_Material provided:_
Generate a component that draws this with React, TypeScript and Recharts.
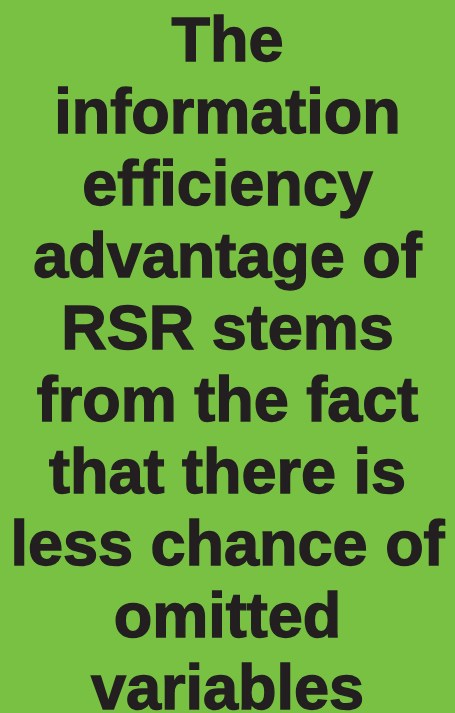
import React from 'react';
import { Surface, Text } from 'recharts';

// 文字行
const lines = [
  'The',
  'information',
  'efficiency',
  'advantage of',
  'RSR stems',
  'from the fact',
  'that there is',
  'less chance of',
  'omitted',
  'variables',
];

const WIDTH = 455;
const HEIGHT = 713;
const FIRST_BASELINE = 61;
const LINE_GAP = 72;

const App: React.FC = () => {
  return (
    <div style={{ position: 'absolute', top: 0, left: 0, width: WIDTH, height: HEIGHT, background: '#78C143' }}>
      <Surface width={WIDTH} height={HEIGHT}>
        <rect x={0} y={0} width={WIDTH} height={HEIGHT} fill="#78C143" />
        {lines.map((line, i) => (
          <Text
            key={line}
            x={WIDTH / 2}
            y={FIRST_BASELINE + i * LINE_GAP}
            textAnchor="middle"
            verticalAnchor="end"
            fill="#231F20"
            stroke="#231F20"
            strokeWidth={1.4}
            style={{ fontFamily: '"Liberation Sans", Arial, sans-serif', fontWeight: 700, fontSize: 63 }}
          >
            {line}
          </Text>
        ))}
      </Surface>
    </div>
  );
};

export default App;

_Stated problem:_
Return nothing but the lines running from the start of the data to the line with "const LINE_GAP = 72;", please, both ends included and no pictures.

_Reply:_
Generate a component that draws this with React, TypeScript and Recharts.
import React from 'react';
import { Surface, Text } from 'recharts';

// 文字行
const lines = [
  'The',
  'information',
  'efficiency',
  'advantage of',
  'RSR stems',
  'from the fact',
  'that there is',
  'less chance of',
  'omitted',
  'variables',
];

const WIDTH = 455;
const HEIGHT = 713;
const FIRST_BASELINE = 61;
const LINE_GAP = 72;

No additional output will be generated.